# Refund to spouse visa application uk



## tosi1 (Oct 7, 2012)

I have paid for my spouse visa application but haven't done the biometrics yet, will they refund my visa fee?


----------



## Sticker (Oct 8, 2012)

Yes you can get a refund of the application fees before you do the biometrics. you need to fill in a refund form online where you submit the application and they will issue refund.

I withdraw an application after payment and before biometrics and got full refund within 3 days.


----------



## tosi1 (Oct 7, 2012)

Thank you you made my day with you answer ! Mey I ask what was your reason for withdrawing your application?


----------



## Sticker (Oct 8, 2012)

tosi1 said:


> Thank you you made my day with you answer ! Mey I ask what was your reason for withdrawing your application?


I applied for my wife and daughter, and found that my daughter is eligible for British passport. I withdraw her application. 

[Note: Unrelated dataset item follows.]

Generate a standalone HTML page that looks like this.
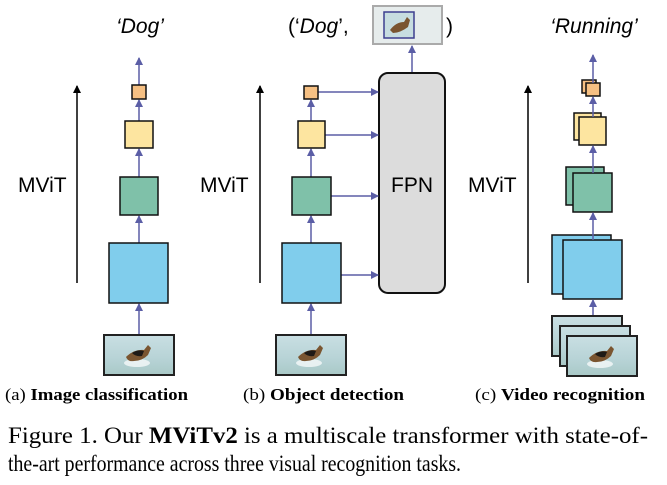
<!DOCTYPE html>
<html><head><meta charset="utf-8"><style>
html,body{margin:0;padding:0;background:#fff;width:667px;height:485px;overflow:hidden}
</style></head><body>
<svg width="667" height="485" viewBox="0 0 667 485" xmlns="http://www.w3.org/2000/svg">
<defs>
<marker id="ah" markerWidth="8" markerHeight="8" refX="7" refY="4" orient="auto" markerUnits="userSpaceOnUse"><path d="M0,0 L8,4 L0,8 z" fill="#5b5ea6"/></marker>
<marker id="bk" markerWidth="8" markerHeight="8" refX="7" refY="4" orient="auto" markerUnits="userSpaceOnUse"><path d="M0,0 L8,4 L0,8 z" fill="#000"/></marker>
<linearGradient id="sea" x1="0" y1="0" x2="0" y2="1"><stop offset="0" stop-color="#c9dfe3"/><stop offset="0.6" stop-color="#b7d3d6"/><stop offset="1" stop-color="#a9c9c7"/></linearGradient>
<g id="pic">
<rect x="0" y="0" width="70" height="40" fill="url(#sea)" stroke="#222" stroke-width="2"/>
<ellipse cx="33" cy="28" rx="13" ry="4" fill="#fff" opacity="0.7"/>
<path d="M22,22 Q30,14 40,15 L44,10 L47,13 L44,20 Q38,26 30,26 Q24,27 22,22z" fill="#7a5530"/>
<path d="M28,18 Q34,14 40,16 L38,21 Q32,22 28,18z" fill="#1e1a16"/>
</g>
</defs>
<g font-family="Liberation Sans, sans-serif">
<!-- panel a -->
<text x="140" y="33" font-size="21" font-style="italic" text-anchor="middle">‘Dog’</text>
<line x1="77" y1="283" x2="77" y2="86" stroke="#000" stroke-width="1.5" marker-end="url(#bk)"/>
<text x="18" y="192" font-size="21">MViT</text>
<g stroke="#5b5ea6" stroke-width="1.5" marker-end="url(#ah)">
<line x1="139" y1="335" x2="139" y2="304"/>
<line x1="139" y1="243" x2="139" y2="216"/>
<line x1="139" y1="177" x2="139" y2="149"/>
<line x1="139" y1="121" x2="139" y2="100"/>
<line x1="139" y1="85" x2="139" y2="58"/>
</g>
<rect x="132" y="85" width="14" height="14" fill="#f6c083" stroke="#111" stroke-width="1.5"/>
<rect x="125" y="121" width="28" height="27" fill="#fde5a0" stroke="#111" stroke-width="1.5"/>
<rect x="120" y="177" width="38" height="38" fill="#7fc1a9" stroke="#111" stroke-width="1.5"/>
<rect x="109" y="243" width="59" height="60" fill="#80cdec" stroke="#111" stroke-width="1.5"/>
<use href="#pic" x="104" y="335"/>
<!-- panel b -->
<text x="288" y="33" font-size="21">(‘<tspan font-style="italic">Dog</tspan>’,</text>
<text x="446" y="33" font-size="21">)</text>
<rect x="373" y="6" width="69" height="38" fill="#e6ecec" stroke="#aaa" stroke-width="2"/>
<rect x="384" y="12" width="30" height="26" fill="#c7dde0" stroke="#3d3f8f" stroke-width="1.5"/>
<path d="M390,30 Q396,22 404,22 L407,17 L410,20 L408,27 Q400,33 393,33z" fill="#7a5530"/>
<line x1="260" y1="283" x2="260" y2="86" stroke="#000" stroke-width="1.5" marker-end="url(#bk)"/>
<text x="200" y="192" font-size="21">MViT</text>
<rect x="379" y="73" width="66" height="220" rx="9" fill="#dcdcdc" stroke="#111" stroke-width="2"/>
<text x="412" y="192" font-size="21" text-anchor="middle">FPN</text>
<g stroke="#5b5ea6" stroke-width="1.5" marker-end="url(#ah)">
<line x1="311" y1="335" x2="311" y2="304"/>
<line x1="311" y1="243" x2="311" y2="216"/>
<line x1="311" y1="177" x2="311" y2="149"/>
<line x1="311" y1="121" x2="311" y2="100"/>
<line x1="318" y1="92" x2="378" y2="92"/>
<line x1="325" y1="135" x2="378" y2="135"/>
<line x1="331" y1="196" x2="378" y2="196"/>
<line x1="341" y1="275" x2="378" y2="275"/>
<line x1="412" y1="72" x2="412" y2="46"/>
</g>
<rect x="304" y="86" width="14" height="13" fill="#f6c083" stroke="#111" stroke-width="1.5"/>
<rect x="298" y="121" width="27" height="27" fill="#fde5a0" stroke="#111" stroke-width="1.5"/>
<rect x="292" y="177" width="39" height="38" fill="#7fc1a9" stroke="#111" stroke-width="1.5"/>
<rect x="282" y="243" width="59" height="60" fill="#80cdec" stroke="#111" stroke-width="1.5"/>
<use href="#pic" x="276" y="335"/>
<!-- panel c -->
<text x="594" y="33" font-size="21" font-style="italic" text-anchor="middle">‘Running’</text>
<line x1="528" y1="283" x2="528" y2="86" stroke="#000" stroke-width="1.5" marker-end="url(#bk)"/>
<text x="468" y="192" font-size="21">MViT</text>
<g stroke="#111" stroke-width="1.5">
<rect x="552" y="235" width="59" height="59" fill="#80cdec"/>
<rect x="563" y="240" width="59" height="59" fill="#80cdec"/>
<rect x="566" y="167" width="38" height="38" fill="#7fc1a9"/>
<rect x="573" y="173" width="39" height="39" fill="#7fc1a9"/>
<rect x="574" y="113" width="27" height="27" fill="#fde5a0"/>
<rect x="579" y="117" width="27" height="28" fill="#fde5a0"/>
<rect x="582" y="80" width="14" height="13" fill="#f6c083"/>
<rect x="586" y="83" width="14" height="13" fill="#f6c083"/>
</g>
<g stroke="#5b5ea6" stroke-width="1.5" marker-end="url(#ah)">
<line x1="593" y1="316" x2="593" y2="300"/>
<line x1="593" y1="240" x2="593" y2="213"/>
<line x1="593" y1="173" x2="593" y2="146"/>
<line x1="593" y1="117" x2="593" y2="97"/>
<line x1="593" y1="83" x2="593" y2="55"/>
</g>
<use href="#pic" x="552" y="316"/>
<use href="#pic" x="560" y="326"/>
<use href="#pic" x="567" y="336"/>
</g>
<g font-family="Liberation Serif, serif">
<text x="5" y="400" font-size="17" textLength="183" lengthAdjust="spacingAndGlyphs">(a) <tspan font-weight="bold">Image classification</tspan></text>
<text x="243" y="400" font-size="17" textLength="161" lengthAdjust="spacingAndGlyphs">(b) <tspan font-weight="bold">Object detection</tspan></text>
<text x="475" y="400" font-size="17" textLength="170" lengthAdjust="spacingAndGlyphs">(c) <tspan font-weight="bold">Video recognition</tspan></text>
<text x="8" y="443" font-size="23" textLength="640" lengthAdjust="spacingAndGlyphs">Figure 1.  Our <tspan font-weight="bold">MViTv2</tspan> is a multiscale transformer with state-of-</text>
<text x="8" y="471" font-size="23" textLength="453" lengthAdjust="spacingAndGlyphs">the-art performance across three visual recognition tasks.</text>
</g>
</svg>
</body></html>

Got full refund for both applications and applied again for my wife only.


----------



## tosi1 (Oct 7, 2012)

Thanks for the info Sticker, very helpfull.


----------



## tosi1 (Oct 7, 2012)

Sticker said:


> I applied for my wife and daughter, and found that my daughter is eligible for British passport. I withdraw her application.
> 
> Got full refund for both applications and applied again for my wife only.


how did you request you refund in writing or using the online visa refund request on visa4uk? as i have requested a refund and they haven't refunded the visa fee yet!


----------



## Sticker (Oct 8, 2012)

You should have received payment confirmation email from visa4uk after you made payment and in that email there is a link for a refund fees form which you should fill in.

Otherwise look in google for ( visa4uk refund request ) 

Sorry, I am new and not allowed to post links here 

cheers


----------